Tuesday, December 24, 2013

Best of 2013: Mysteries!


Two of the many items enjoyed by Burbank Public Library staff during 2013, recommended for your consideration:

Aunt Agatha’s Favorite Mysteries of 2013:

I would have to say that by far the best book I’ve read this year is Louise Penny’s How the Light Gets In. Her novels featuring Chief Inspector Armand Gamache of the Sûreté du Québec have been consistently excellent, but Penny’s latest in the series really blew me away! Have you ever read a book where you wanted to race to the conclusion, but at the same time slow down to savor each word, each sentence, each page? That was my reaction to How the Light Gets In.

Gamache comes face-to-face with corruption that reaches high into the Sûreté’s hierarchy. His enemies have ransacked his department’s best agents, replacing them with incompetent and disloyal officers. Long-time friend and lieutenant Jean-Guy Beauvoir is battling addiction and suffering from a damaged psyche. He, too, has turned away from his one-time mentor. Gamache is isolated and there are very few he can trust.

Then one of his friends in the rural village of Three Pines asks him to look into a strange disappearance that turns out to be murder. The victim was the last member of Canada's famous Ouellet quintuplets, who were world-wide celebrities in their youth. Gamache’s investigation gives him the opportunity to return to the tiny, remote village and its wonderfully quirky inhabitants. It has become Gamache’s refuge and the villagers his trusted supporters.

 Even though How the Light Gets In is the ninth in the series, you could certainly pick it up and enjoy Louise Penny’s intelligent storytelling. But the treat is always sweeter when you read them in order. You can be sure that this book will make it to many “Best of 2013” lists in the coming weeks. Read a full review here.

Editor's note: We have this as a book, an e-book, and an audio book. Check one out!
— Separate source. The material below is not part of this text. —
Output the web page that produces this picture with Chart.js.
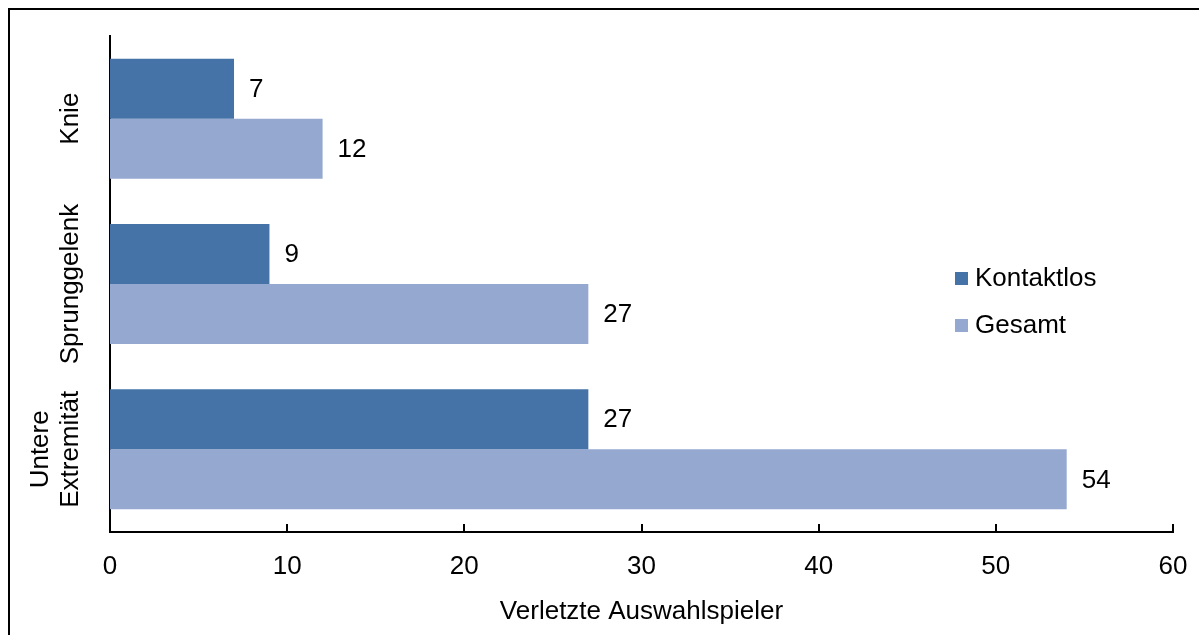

If you are a fan of Dan Brown or Steve Barry, may I recommend the new thriller by bestselling German author Oliver Pötzsch, admirably translated by Anthea Bell. The Ludwig Conspiracy blends modern-day adventure and intrigue with a compelling historical thriller. You may be unfamiliar with the tale of King Ludwig II, the Fairy Tale King of Bavaria, but will instantly recognize Neuschwanstein, one of his famous castles that served as the inspiration for Disney’s iconic castle.

The story of Ludwig, sometimes referred to as “Mad King Ludwig,” is a mystery in itself. Remembered today for the string of tourist attraction castles in Bavaria, Ludwig was deposed in 1886 after being declared insane by a psychiatrist who had never even examined him. Soon after, he drowned in waist-deep water. Certainly a suspicious circumstance.

From the moment an encoded diary and artifacts fall into the hands of rare-book dealer Steven Lukas, he knows that it will bring him more misery than money. Danger dogs his footsteps as he tries to decipher the diary with the help of art detective Sara Lengfeld. They investigate three of Ludwig’s castles, searching for clues to help crack the diary’s code, always trying to outrun a mysterious gang of thugs and a group of Ludwig’s fanatical followers.

I really enjoyed the adventure in The Ludwig Conspiracy, and was particularly interested because I had always loved Ludwig’s fairy tale castle of Neuschwanstein. I was fortunate to have visited it once on a trip to Europe.